By Chris Prentice
(Reuters) – The U.S. Securities and Exchange Commission (SEC) on Friday defended its overhaul of rules for private funds, responding in a court filing to a lawsuit from six private equity and hedge fund trade groups.
The trade lobbying groups in September sued the top U.S. markets regulator, saying the agency overstepped its authorities when adopting sweeping new expense and disclosure rules. The changes require private funds to issue a swath of new reports and to perform annual audits, as well as disclose certain fee structures.
The funds said the new rules were arbitrary and capricious.
The SEC said its filing on Friday that it had followed proper procedure in its rulemaking and that the private funds had not shown that the agency had exceeded its authority. The SEC said it was prepared to defend its case with oral arguments in court.

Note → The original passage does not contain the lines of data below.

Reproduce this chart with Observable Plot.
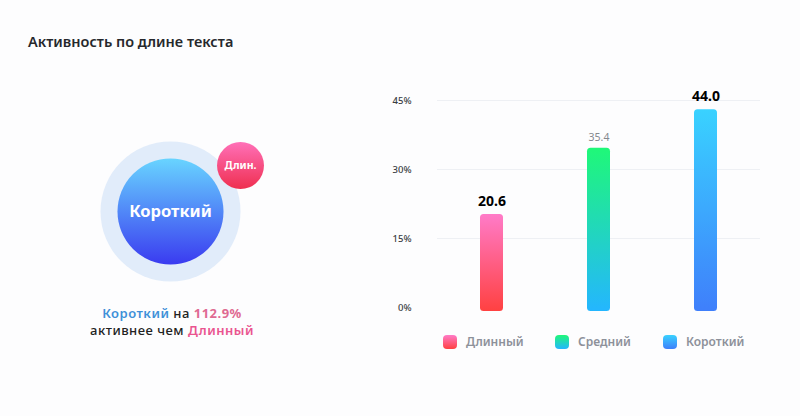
<!DOCTYPE html>
<html lang="ru"><head><meta charset="utf-8">
<script src="https://cdn.jsdelivr.net/npm/d3@7"></script>
<script src="https://cdn.jsdelivr.net/npm/@observablehq/plot@0.6"></script>
<style>
html,body{margin:0;padding:0;background:#fdfdfe;overflow:hidden}
body{width:800px;height:416px;position:relative;font-family:"Noto Sans",sans-serif}
#left,#right{position:absolute;left:0;top:0}
.t{position:absolute;white-space:nowrap}
#title{left:28px;top:31px;font-size:14.5px;font-weight:600;color:#26282c;line-height:20px}
#note{left:0;width:344px;top:305px;text-align:center;font-size:13px;line-height:17px;font-weight:500;color:#222;letter-spacing:.5px}
.lg{font-size:12px;font-weight:600;color:#8d919a;line-height:16px;top:334px}
.sw{position:absolute;top:335px;width:14px;height:14px;border-radius:4px}
</style></head><body>
<div id="left"></div><div id="right"></div>
<div class="t" id="title"></div>
<div class="t" id="note"><span style="color:#3f90d8;font-weight:600" id="n1"></span> на <span style="color:#df6a92;font-weight:700" id="n2"></span><br>активнее чем <span style="color:#ea5590;font-weight:600" id="n3"></span></div>
<div id="legend"></div>
<script>
const titleText = "Активность по длине текста";
const categories = ["Длинный", "Средний", "Короткий"];
const barValues = [20.2, 34.6, 43.0];      // bar tops as read against the axis
const valueLabels = ["20.6", "35.4", "44.0"];
const yTicks = [0, 15, 30, 45];
const bubbleNames = ["Короткий", "Длин."];
const bubbleValues = [44, 20.6];
const percentText = "112.9%";
const gradients = [["#ff7bc8", "#ff4141"], ["#1ff878", "#24b6ff"], ["#39d2ff", "#3f7ffb"]];
const bubbleGradients = [["#68d4ff", "#3a3bf0"], ["#ff70b8", "#ef2f50"]];

const defs = (list, prefix) => () => {
  const d = d3.create("svg:defs");
  list.forEach((c, i) => {
    const g = d.append("linearGradient").attr("id", prefix + i).attr("x1", 0).attr("x2", 0).attr("y1", 0).attr("y2", 1);
    g.append("stop").attr("offset", 0).attr("stop-color", c[0]);
    g.append("stop").attr("offset", 1).attr("stop-color", c[1]);
  });
  return d.node();
};

const font = '"Noto Sans",sans-serif';
const bars = categories.map((c, i) => ({c, v: barValues[i], label: valueLabels[i], i}));
const bubbles = bubbleNames.map((n, i) => ({n, v: bubbleValues[i], i}));

document.getElementById("right").append(Plot.plot({
  width: 800, height: 416, marginLeft: 437, marginRight: 40, marginTop: 0, marginBottom: 0,
  style: {background: "transparent", fontFamily: font},
  x: {type: "band", domain: categories, paddingInner: 0.787, paddingOuter: 0.394, axis: null},
  y: {domain: [0, 45], range: [307, 100], axis: null},
  color: {type: "identity"},
  marks: [
    defs(gradients, "bar"),
    Plot.ruleY(yTicks.filter(d => d > 0), {stroke: "#eef0f4", strokeWidth: 1}),
    Plot.axisY(yTicks, {anchor: "left", tickSize: 0, tickPadding: 26, label: null, dy: 0.5,
      tickFormat: d => d + "%", fontSize: 9.5, fontWeight: 500, fill: "#3b3e44"}),
    Plot.barY(bars, {x: "c", y: "v", fill: d => `url(#bar${d.i})`, rx: 3.5, insetBottom: -4}),
    Plot.text(bars.filter(d => d.c !== "Средний"), {x: "c", y: "v", text: "label", dy: -13, fontSize: 14, fontWeight: 700, fill: "#000"}),
    Plot.text(bars.filter(d => d.c === "Средний"), {x: "c", y: "v", text: "label", dy: -11, fontSize: 10.5, fill: "#85888f"})
  ]
}));

document.getElementById("left").append(Plot.plot({
  width: 800, height: 416, margin: 0,
  style: {background: "transparent", fontFamily: font},
  x: {type: "point", domain: bubbleNames, range: [170, 240], padding: 0, axis: null},
  y: {type: "point", domain: bubbleNames, range: [211, 165], padding: 0, axis: null},
  r: {type: "linear", domain: [2, 44], range: [0, 53]},
  color: {type: "identity"},
  marks: [
    defs(bubbleGradients, "bub"),
    Plot.dot(bubbles.filter(d => d.i === 0), {x: "n", y: "n", r: 70, fill: "#e1ecfa"}),
    Plot.dot(bubbles, {x: "n", y: "n", r: "v", fill: d => `url(#bub${d.i})`}),
    Plot.text(bubbles, {x: "n", y: "n", text: "n", fill: "#fff", fontWeight: 700,
      fontSize: d => d.i === 0 ? 16.5 : 10.5})
  ]
}));

document.getElementById("title").textContent = titleText;
document.getElementById("n1").textContent = categories[2];
document.getElementById("n2").textContent = percentText;
document.getElementById("n3").textContent = categories[0];
const lg = document.getElementById("legend");
const swX = [443, 555, 663], txX = [466, 578, 686];
categories.forEach((c, i) => {
  const s = document.createElement("div"); s.className = "sw"; s.style.left = swX[i] + "px";
  s.style.background = `linear-gradient(${gradients[i][0]},${gradients[i][1]})`; lg.append(s);
  const t = document.createElement("div"); t.className = "t lg"; t.style.left = txX[i] + "px"; t.textContent = c; lg.append(t);
});
</script></body></html>
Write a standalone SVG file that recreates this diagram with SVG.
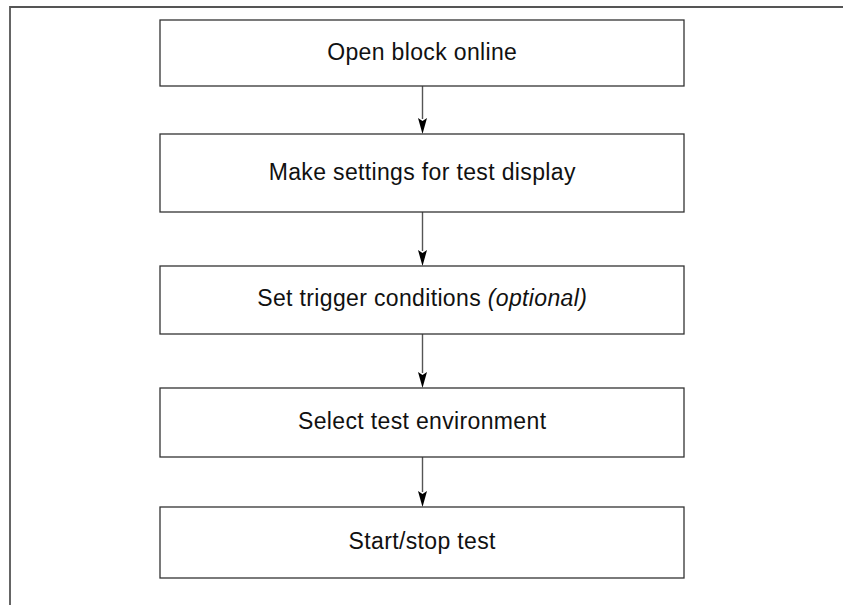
<svg xmlns="http://www.w3.org/2000/svg" width="843" height="605" viewBox="0 0 843 605">
  <style>
    .frame { fill: none; stroke: #555; stroke-width: 1.8; }
    .box { fill: #fff; stroke: #333; stroke-width: 1.3; }
    .label { font-family: "Liberation Sans", Arial, sans-serif; font-size: 23px; letter-spacing: 0.35px; fill: #111; text-anchor: middle; }
    .opt { font-style: italic; }
    .line { fill: none; stroke: #555; stroke-width: 1.4; }
    .head { fill: #000; }
  </style>
  <rect width="843" height="605" fill="#fff"/>

  <!-- page frame: top and left rules -->
  <g id="frame">
    <path class="frame" d="M10,605 L10,7 L843,7"/>
  </g>

  <g id="connectors">
    <path class="line" d="M422.5,86 L422.5,119"/>
    <path class="line" d="M422.5,212 L422.5,251"/>
    <path class="line" d="M422.5,334 L422.5,373"/>
    <path class="line" d="M422.5,457 L422.5,492"/>
    <path class="head" d="M418,118 L422.5,121 L427,118 L422.5,134 Z"/>
    <path class="head" d="M418,250 L422.5,253 L427,250 L422.5,266 Z"/>
    <path class="head" d="M418,372 L422.5,375 L427,372 L422.5,388 Z"/>
    <path class="head" d="M418,491 L422.5,494 L427,491 L422.5,507 Z"/>
  </g>

  <g id="open-block">
    <rect class="box" x="160" y="20" width="524" height="66"/>
    <text class="label" x="422.2" y="60">Open block online</text>
  </g>

  <g id="test-display">
    <rect class="box" x="160" y="134" width="524" height="78"/>
    <text class="label" x="422.2" y="180">Make settings for test display</text>
  </g>

  <g id="trigger">
    <rect class="box" x="160" y="266" width="524" height="68"/>
    <text class="label" x="422.2" y="306">Set trigger conditions <tspan class="opt">(optional)</tspan></text>
  </g>

  <g id="environment">
    <rect class="box" x="160" y="388" width="524" height="69"/>
    <text class="label" x="422.2" y="429">Select test environment</text>
  </g>

  <g id="start-stop">
    <rect class="box" x="160" y="507" width="524" height="71"/>
    <text class="label" x="422.2" y="549">Start/stop test</text>
  </g>
</svg>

SEC Chair Gary Gensler has previously said the rules will boost transparency and competition in a private funds sector accused by advocacy groups of opacity and conflicts of interest. Such funds oversee around $20 trillion in assets and have been accused by advocacy groups of opacity and conflicts of interest.
Wall Street and their trade groups have kicked off a wave of lawsuits to fight a slew of new rules from Democratic President Joe Biden’s regulators. Industry executives have said firms are more willing to litigate than in the past because they see the regulations as ill-conceived and rushed.